Interoperable Democracy: (#INDIVISIBLE) I just read Howard Schultz' open letter in the New York Times July 1 edition. This blog is about interoperability, and when you think about democracy, it is the ultimate standard for oppportunity and freedom. I applaud Howard's call for getting along, compromising, and getting this country back to a nation where all can work, and all can feel that the American Dream is still within the reach of those that do the work. 4th of July should give us all a few moments to figure out who in our political districts are pulling on the oars, who are sitting their doing nothing, and who are actively trying to disrupt progress. Demoncrat, Republican or Libertarian - we need to move anyone not working in our interests back into the private sector and out of being the people's representative. I too have been blessed from a life that started with some poverty, trauma, and strife. There have been some bumps along the way way, but only in America do I feel that I have had the latitude to make my own decisions, execute my own path, and receive the market driven benefits from those efforts. I'm sorry to see so many people not empbracing the work ethic required to make this happen, and I'm disappointed with the number of people that don't pay taxes. I'm aslo disappointed with the people at the top of the income ladder - they need to invest and lead versus take their winnnings off the table - both corporations and individuals are sitting on mountains of cash. We need leadership in both business and government that we're not getting. I applaud Bill Gates for starting Microsoft from scratch and reaping the benefits. I abhor executive compensation where major shareholder losses still result in multi-million dollar bonuses. If you need some great examples, look at our military and our olympic athletes - they epitomize striving without regard for the almighty dollar!
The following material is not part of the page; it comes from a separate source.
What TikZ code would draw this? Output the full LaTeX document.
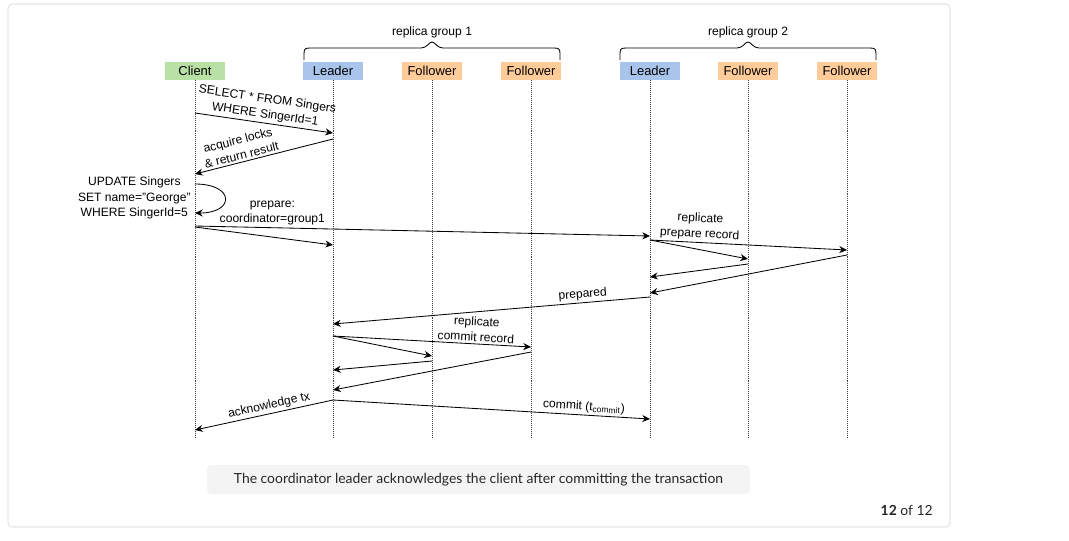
\documentclass[tikz,border=0pt]{standalone}
\usepackage{fontspec}
\setmainfont{Liberation Sans}
\newfontfamily\capfont{Lato}
\usetikzlibrary{arrows.meta}
\definecolor{cgreen}{HTML}{B9E0A5}
\definecolor{cblue}{HTML}{A9C4EB}
\definecolor{corange}{HTML}{FFCC99}
\begin{document}
\begin{tikzpicture}[x=0.025cm,y=-0.025cm,
  hdr/.style={minimum width=1.48cm,minimum height=0.45cm,inner sep=0pt,font=\fontsize{9.2}{10}\selectfont},
  lbl/.style={font=\fontsize{8.6}{11}\selectfont,align=center,inner sep=1.5pt},
  msg/.style={line width=0.6pt,-{Stealth[length=5.5pt,width=5pt]}},
  life/.style={line width=0.5pt,dash pattern=on 0.6pt off 0.8pt,black!75}]
\useasboundingbox (0,0) rectangle (1069,540);
\draw[gray!35,rounded corners=3pt] (8,4) rectangle (950,527);

\node[hdr,fill=cgreen] (C) at (195,71) {Client};
\node[hdr,fill=cblue] (L1) at (333,71) {Leader};
\node[hdr,fill=corange] (F11) at (432,71) {Follower};
\node[hdr,fill=corange] (F12) at (531,71) {Follower};
\node[hdr,fill=cblue] (L2) at (650,71) {Leader};
\node[hdr,fill=corange] (F21) at (748,71) {Follower};
\node[hdr,fill=corange] (F22) at (847,71) {Follower};
\foreach \n in {C,L1,F11,F12,L2,F21,F22}
  \draw[life] (\n.south) -- (\n |- 0,437);

\node[lbl] (G1) at (432,32) {replica group 1};
\node[lbl] (G2) at (748,32) {replica group 2};
\foreach \a/\m/\b in {304/432/560,620/748/876}
  \draw[line width=0.6pt] (\a,60) -- (\a,54) .. controls (\a,49) and (\a+1,48) .. (\a+6,48) -- (\m-11,48) .. controls (\m-5,48) and (\m-3,42) .. (\m,42) .. controls (\m+3,42) and (\m+5,48) .. (\m+11,48) -- (\b-6,48) .. controls (\b-1,48) and (\b,49) .. (\b,54) -- (\b,60);

\draw[msg] (C |- 0,113) -- node[lbl,sloped,above] {SELECT * FROM Singers\\WHERE SingerId=1} (L1 |- 0,133);
\draw[msg] (L1 |- 0,139) -- node[lbl,sloped,above,pos=0.65] {acquire locks\\\& return result} (C |- 0,174);
\draw[msg] (C |- 0,184) .. controls +(40,0) and +(40,0) .. (C |- 0,213);
\node[lbl,anchor=east] (U) at (193,198) {UPDATE Singers\\SET name="George"\\WHERE SingerId=5};
\draw[msg] (C |- 0,226) -- node[lbl,above,pos=0.17] {prepare:\\coordinator=group1} (L2 |- 0,236);
\draw[msg] (C |- 0,227) -- (L1 |- 0,245);
\draw[msg] (L2 |- 0,240) -- (F21 |- 0,259);
\draw[msg] (L2 |- 0,240) -- node[lbl,sloped,above,pos=0.25] {replicate\\prepare record} (F22 |- 0,250);
\draw[msg] (F21 |- 0,264) -- (L2 |- 0,277);
\draw[msg] (F22 |- 0,255) -- (L2 |- 0,293);
\draw[msg] (L2 |- 0,297) -- node[lbl,sloped,above,pos=0.21] {prepared} (L1 |- 0,324);
\draw[msg] (L1 |- 0,336) -- (F11 |- 0,356);
\draw[msg] (L1 |- 0,336) -- node[lbl,sloped,above,pos=0.72] {replicate\\commit record} (F12 |- 0,347);
\draw[msg] (F11 |- 0,361) -- (L1 |- 0,370);
\draw[msg] (F12 |- 0,352) -- (L1 |- 0,390);
\draw[msg] (L1 |- 0,400) -- node[lbl,sloped,above,pos=0.45] {acknowledge tx} (C |- 0,430);
\draw[msg] (L1 |- 0,400) -- node[lbl,sloped,above,pos=0.79] {commit (t\textsubscript{commit})} (L2 |- 0,419);

\node[fill=gray!9,rounded corners=3pt,minimum width=13.575cm,minimum height=0.725cm,text=black!85,font=\capfont\fontsize{9.9}{11}\selectfont] (cap) at (478.5,479.5) {The coordinator leader acknowledges the client after committing the transaction};
\node[anchor=east,inner sep=0pt,text=black!85,font=\capfont\fontsize{9.9}{11}\selectfont] (pg) at (933,510) {\textbf{12} of 12};
\end{tikzpicture}
\end{document}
Thursday, February 2, 2012

The importance of data standards in 2012

2012 promises to be a watershed of new technologies heading to maturity; particularly cloud computing. Larry Ellison was way of his time back in the late 90's in trumpeting the Web PC and the demise of the local PC with all of its associated issues and costs.
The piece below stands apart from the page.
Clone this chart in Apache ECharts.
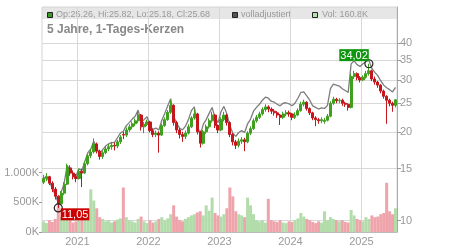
<!DOCTYPE html>
<html>
<head>
<meta charset="utf-8">
<script src="https://cdn.jsdelivr.net/npm/echarts@6/dist/echarts.min.js"></script>
<style>
  html, body { margin: 0; padding: 0; background: #fff; }
  #chart { width: 450px; height: 250px; }
</style>
</head>
<body>
<div id="chart"></div>
<script>
// Kategorien: zwei Kerzen pro Monat, Juli 2020 bis Juni 2025
const dates = []
for (let y = 2020, m = 7; dates.length < 120; m++) {
  if (m > 12) { m = 1; y++ }
  const mm = String(m).padStart(2, '0')
  dates.push(y + '-' + mm + '-1', y + '-' + mm + '-2')
}

// Kerzen: [open, close, low, high]
const candles = [
  [13.5, 13.9, 13.3, 14.3], [13.9, 14.1, 13.6, 14.5], [14.1, 13.4, 13.2, 14.2], [13.4, 12.8, 12.5, 13.6],
  [12.8, 12.1, 11.8, 13.0], [12.1, 11.4, 11.05, 12.2], [11.4, 12.4, 11.3, 12.6], [12.4, 13.3, 12.2, 13.5],
  [13.3, 15.1, 13.2, 15.6], [15.1, 14.5, 14.2, 15.4], [14.5, 14.1, 13.8, 14.8], [14.1, 13.9, 13.5, 14.4],
  [13.9, 14.7, 13.8, 15.0], [14.7, 14.5, 13.0, 15.0], [14.5, 15.6, 14.4, 15.9], [15.6, 16.6, 15.4, 16.9],
  [16.6, 17.1, 16.3, 17.5], [17.1, 18.2, 16.9, 19.0], [18.2, 17.2, 16.9, 18.4], [17.2, 16.5, 16.1, 17.4],
  [16.5, 17.0, 16.2, 17.3], [17.0, 17.5, 16.8, 17.9], [17.5, 17.8, 17.2, 18.2], [17.8, 18.0, 17.4, 18.5],
  [18.0, 17.9, 17.3, 18.4], [17.9, 18.5, 17.6, 18.8], [18.5, 19.2, 18.2, 19.5], [19.6, 19.5, 18.9, 20.0],
  [19.5, 20.3, 19.2, 20.7], [20.3, 20.8, 20.0, 21.2], [20.8, 21.3, 20.4, 21.7], [21.3, 21.8, 20.9, 22.2],
  [21.8, 22.8, 21.4, 23.5], [22.8, 20.8, 20.2, 23.0], [20.8, 21.2, 19.8, 21.6], [21.2, 21.6, 20.9, 22.0],
  [21.6, 20.2, 19.9, 21.8], [20.2, 19.6, 19.2, 20.5], [19.6, 19.8, 19.2, 20.2], [19.8, 19.5, 17.0, 20.1],
  [19.5, 21.0, 19.4, 21.3], [21.0, 22.0, 20.8, 22.4], [22.0, 23.3, 21.8, 23.7], [23.3, 24.6, 23.0, 25.6],
  [24.6, 21.5, 21.0, 24.8], [21.5, 20.3, 19.8, 21.8], [20.3, 19.6, 19.0, 20.6], [19.6, 19.3, 18.5, 20.0],
  [19.3, 19.8, 18.9, 20.2], [19.8, 20.8, 19.6, 21.2], [20.8, 22.3, 20.6, 22.6], [22.3, 23.0, 22.0, 23.8],
  [23.0, 20.0, 19.6, 23.2], [20.0, 18.3, 17.7, 20.2], [18.3, 20.0, 18.1, 20.3], [20.0, 20.8, 19.7, 21.2],
  [20.8, 21.8, 20.5, 22.2], [21.8, 22.8, 21.5, 23.4], [22.8, 21.0, 20.6, 23.0], [21.0, 20.3, 19.8, 21.2],
  [20.3, 22.0, 20.1, 22.4], [22.0, 22.8, 21.7, 23.4], [22.8, 21.5, 21.0, 23.0], [21.5, 19.6, 19.2, 21.7],
  [19.6, 18.5, 18.0, 19.8], [18.5, 18.0, 17.5, 18.8], [18.0, 18.6, 17.7, 19.0], [18.6, 18.8, 18.2, 19.2],
  [18.8, 18.5, 17.2, 19.1], [18.5, 19.8, 18.3, 20.1], [19.8, 20.5, 19.5, 20.9], [20.5, 21.8, 20.3, 22.2],
  [21.8, 22.4, 21.5, 22.8], [22.4, 23.0, 22.1, 23.4], [23.0, 23.8, 22.7, 24.2], [23.8, 24.3, 23.4, 24.8],
  [24.3, 23.9, 23.3, 24.6], [23.9, 23.5, 23.0, 24.2], [23.5, 23.2, 22.7, 23.9], [23.2, 22.8, 22.3, 23.5],
  [22.8, 22.4, 21.1, 23.0], [22.4, 23.0, 22.1, 23.4], [23.0, 23.2, 22.6, 23.7], [23.2, 23.0, 22.5, 23.6],
  [23.0, 22.4, 21.9, 23.2], [22.4, 22.8, 22.1, 23.3], [22.8, 23.6, 22.6, 24.0], [23.6, 24.8, 23.4, 25.3],
  [24.8, 25.2, 24.4, 25.7], [25.2, 24.0, 23.6, 25.4], [24.0, 23.2, 22.8, 24.2], [23.2, 22.3, 21.9, 23.4],
  [22.3, 22.0, 20.9, 22.6], [22.0, 21.8, 21.3, 22.3], [21.8, 22.0, 21.4, 22.4], [21.7, 21.9, 21.3, 22.3],
  [21.9, 22.6, 21.7, 23.0], [22.6, 25.0, 22.4, 25.4], [25.0, 25.8, 24.7, 26.3], [25.8, 25.5, 25.0, 26.1],
  [25.5, 25.6, 25.0, 26.0], [25.6, 25.0, 24.5, 25.9], [25.0, 24.8, 24.3, 25.3], [24.8, 24.2, 23.6, 25.0],
  [24.2, 30.8, 24.0, 31.5], [30.8, 31.5, 30.2, 32.2], [31.5, 30.5, 29.9, 31.8], [30.5, 30.0, 29.4, 30.9],
  [30.0, 30.6, 29.7, 31.1], [30.6, 31.5, 30.3, 32.2], [31.5, 32.2, 31.0, 34.02], [32.2, 30.2, 29.7, 32.5],
  [30.2, 29.5, 28.9, 30.8], [29.5, 28.8, 28.2, 29.8], [28.8, 27.5, 27.0, 29.0], [27.5, 26.4, 25.9, 27.8],
  [26.4, 25.6, 21.3, 26.6], [25.6, 25.0, 24.4, 25.9], [25.0, 24.6, 23.4, 25.3], [24.6, 25.68, 24.2, 25.82]
]

// volladjustierter Kurs
const adjusted = [
  13.9, 14.1, 13.5, 12.9, 12.2, 11.5, 12.5, 13.4,
  15.4, 14.8, 14.4, 14.2, 15.0, 14.8, 15.9, 17.0, 17.5, 18.6, 17.6, 16.9, 17.4, 17.9, 18.2, 18.4, 18.4,
  19.1, 19.8, 20.1, 21.0, 21.5, 22.1, 22.6, 23.7, 21.6, 22.0, 22.5, 21.0, 20.4, 20.6, 20.3, 21.9,
  23.1, 24.5, 25.9, 22.6, 21.4, 20.6, 20.3, 20.9, 22.0, 23.6, 24.3, 21.2, 19.4, 21.2, 22.0, 23.1, 24.2, 22.3, 21.5, 23.4,
  24.4, 23.0, 21.0, 19.8, 19.3, 19.9, 20.2, 19.9, 21.3, 22.1, 23.5, 24.2, 24.8,
  25.6, 26.2, 26.0, 25.4, 25.2, 24.8, 24.5, 25.0, 25.1, 24.9, 24.5, 25.0,
  26.0, 27.2, 27.3, 26.5, 25.6, 24.5, 24.2, 23.9, 24.1, 24.0,
  24.6, 28.0, 29.0, 28.8, 28.6, 28.0, 27.6, 27.2,
  34.0, 34.8, 33.8, 33.3, 34.0, 34.6, 35.0,
  32.8, 31.8, 31.0, 29.8, 28.8, 28.2, 27.8, 27.3, 28.3
]

// Volumen in Stück
const volume = [
  180, 150, 200, 170, 220, 450, 250, 300, 350, 200,
  160, 180, 200, 240, 300, 330, 720, 530, 400, 250,
  220, 180, 200, 160, 180, 210, 230, 750, 250, 200,
  180, 160, 220, 260, 180, 150, 200, 160, 180, 220,
  250, 200, 230, 300, 450, 260, 200, 180, 220, 250,
  280, 300, 330, 350, 280, 450, 360, 580, 320, 280,
  260, 300, 400, 750, 600, 350, 300, 280, 250, 580,
  450, 300, 200, 180, 200, 160, 560, 200, 180, 170,
  200, 160, 150, 180, 170, 200, 230, 320, 260, 220,
  200, 170, 150, 180, 160, 350, 200, 250, 220, 200,
  180, 200, 170, 160, 370, 280, 220, 200, 180, 250,
  220, 280, 250, 260, 300, 320, 830, 350, 300, 400
].map(v => v * 1000)

const priceTicks = [10, 15, 20, 25, 30, 35, 40]
const volTicks = [0, 500000, 1000000]
const highIdx = 110
const lowIdx = 5

const GREEN = '#3f9f1f'
const RED = '#c4161c'
const VOL_UP = '#b3dcab'
const VOL_DOWN = '#efa4ac'
const FONT = 'Liberation Sans'

const isYearStart = (i, v) => /-01-1$/.test(v)

const chart = echarts.init(document.getElementById('chart'), null, { renderer: 'canvas' })

const option = {
  animation: false,
  textStyle: { fontFamily: FONT },
  grid: { left: 42, right: 53, top: 7, bottom: 18, show: true, borderColor: '#d4d4d4', borderWidth: 1 },
  xAxis: {
    type: 'category',
    data: dates,
    boundaryGap: true,
    axisLine: { lineStyle: { color: '#bbb' } },
    axisTick: { interval: isYearStart, length: 3, lineStyle: { color: '#999' } },
    axisLabel: {
      interval: isYearStart,
      formatter: v => v.slice(0, 4),
      color: '#999', fontSize: 11, margin: 4, padding: [0, 3, 0, 0]
    },
    splitLine: { show: true, interval: isYearStart, lineStyle: { color: '#d8d8d8' } }
  },
  yAxis: [
    {
      type: 'log',
      position: 'right',
      min: 9.157,
      max: 52.97,
      axisLine: { show: true, lineStyle: { color: '#aaa' } },
      axisTick: { show: true, length: 4, customValues: priceTicks, lineStyle: { color: '#999' } },
      axisLabel: { customValues: priceTicks, color: '#999', fontSize: 11, margin: 3 },
      splitLine: { show: true, lineStyle: { color: '#d8d8d8' } }
    },
    {
      type: 'value',
      position: 'left',
      min: 0,
      max: 3794000,
      axisLine: { show: false },
      axisTick: { show: true, length: 3, customValues: volTicks, lineStyle: { color: '#999' } },
      axisLabel: {
        customValues: volTicks,
        color: '#999', fontSize: 11, margin: 3,
        formatter: v => v === 1000000 ? '1.000K' : (v / 1000) + 'K'
      },
      splitLine: { show: false }
    }
  ],
  series: [
    {
      name: 'Volumen',
      type: 'bar',
      yAxisIndex: 1,
      barWidth: 3,
      z: 1,
      data: volume.map((v, i) => ({
        value: v,
        itemStyle: { color: candles[i][1] >= candles[i][0] ? VOL_UP : VOL_DOWN }
      }))
    },
    {
      name: 'volladjustiert',
      type: 'line',
      yAxisIndex: 0,
      data: adjusted,
      showSymbol: false,
      lineStyle: { color: '#7d7d7d', width: 1.3 },
      z: 2
    },
    {
      name: 'Kurs',
      type: 'candlestick',
      yAxisIndex: 0,
      barWidth: 2.6,
      z: 3,
      data: candles,
      itemStyle: {
        color: GREEN, color0: RED, borderColor: GREEN, borderColor0: RED, borderWidth: 1
      },
      markPoint: {
        symbol: 'circle',
        symbolSize: 8,
        itemStyle: { color: 'rgba(0,0,0,0)', borderColor: '#222', borderWidth: 1.2 },
        label: {
          show: true,
          color: '#fff',
          fontSize: 11,
          fontFamily: FONT,
          padding: [1, 1, 0, 1],
          lineHeight: 11
        },
        data: [
          {
            coord: [dates[highIdx], candles[highIdx][3]],
            label: { formatter: '34,02', backgroundColor: '#0f960f', position: [-25, -10] }
          },
          {
            coord: [dates[lowIdx], candles[lowIdx][2]],
            label: { formatter: '11,05', backgroundColor: '#cc0000', position: [7, 5] }
          }
        ]
      }
    }
  ],
  graphic: [
    { type: 'rect', z: -1, shape: { x: 42, y: 7, width: 355, height: 12 }, style: { fill: '#e6e6e6' } },
    { type: 'rect', shape: { x: 47.5, y: 12.5, width: 5, height: 5 }, style: { fill: '#3a9a22', stroke: '#222', lineWidth: 1 } },
    { type: 'text', x: 56, y: 15, style: { text: 'Op:25.26, Hi:25.82, Lo:25.18, Cl:25.68', fill: '#999', font: '9px "Liberation Sans"', verticalAlign: 'middle' } },
    { type: 'rect', shape: { x: 232.5, y: 12.5, width: 5, height: 5 }, style: { fill: '#555', stroke: '#222', lineWidth: 1 } },
    { type: 'text', x: 241, y: 15, style: { text: 'volladjustiert', fill: '#999', font: '9px "Liberation Sans"', verticalAlign: 'middle' } },
    { type: 'rect', shape: { x: 312.5, y: 12.5, width: 5, height: 5 }, style: { fill: '#b8e0b0', stroke: '#222', lineWidth: 1 } },
    { type: 'text', x: 322, y: 15, style: { text: 'Vol: 160.8K', fill: '#999', font: '9px "Liberation Sans"', verticalAlign: 'middle' } },
    { type: 'text', x: 47, y: 30, style: { text: '5 Jahre, 1-Tages-Kerzen', fill: '#888', font: 'bold 12px "Liberation Sans"', verticalAlign: 'middle' } }
  ]
}

chart.setOption(option)
</script>
</body>
</html>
Like almost all revolutions, the cloud will be additive and help make all the rest work better, faster and longer. PCs will interact with phones and tablets, and an increasing number of automated sensors will be feeding cloud based applications across a wide range of functions.

Standardizing the data "bullets" will make the issue of whose platform and technology largely moot, and allow greater interoperability across partners, government, vendors, competitors and internationally. There are plenty of issues - security, scalability, resiliancy and total cost of ownership are going to be with us for a long time to come.

You've gotten a taste of how this can work with Twitter - for people to people transactions, keeping it to 140 charachters (though with links, people reference huge data sets including the library of congress) makes brevity a necessity.

Google has embraced CAP (Common Alerting Protocol) for their newly launched Public Alerting System - allowing for a wide range of alerts to be consolidated into one map. For the private sector security market, Pinkerton/Securitas has launched a product called Vigilance that is heavily embracing CAP as a means of integrating public, private, premium, open source, sensor, and internal data all into one interface.

It will take time, but this is a growing trend! Big data with no structure is tough to utilize. Big data with structure is far more searchable by mere mortals.

Wednesday, January 4, 2012

Interoperability and 2012

Lots of activity going on in the interoperability world:

OASIS and SITREP: I saw an amazing set of demonstration dashboards that showed the new Situation Report standard from OASIS Emergency Management Committee. Amazingly deep, the idea of multiple organizations being able to share detailed incident information transparently is a great vision.

NOAA nextgen: I don't know a lot about it, but I know NOAA always leads the field in terms of innovation in the federal government. Weather information very valuable to all.

CAP: Montreal summit on CAP, and a lot of work on future CAP concepts. Global adoption continues, and FEMA is rolling out IPAWS and CMAS systems finally.

HTML5: Promises major interoperability of web pages on all sorts of devices.

More to follow - the world is becoming a more standardized place!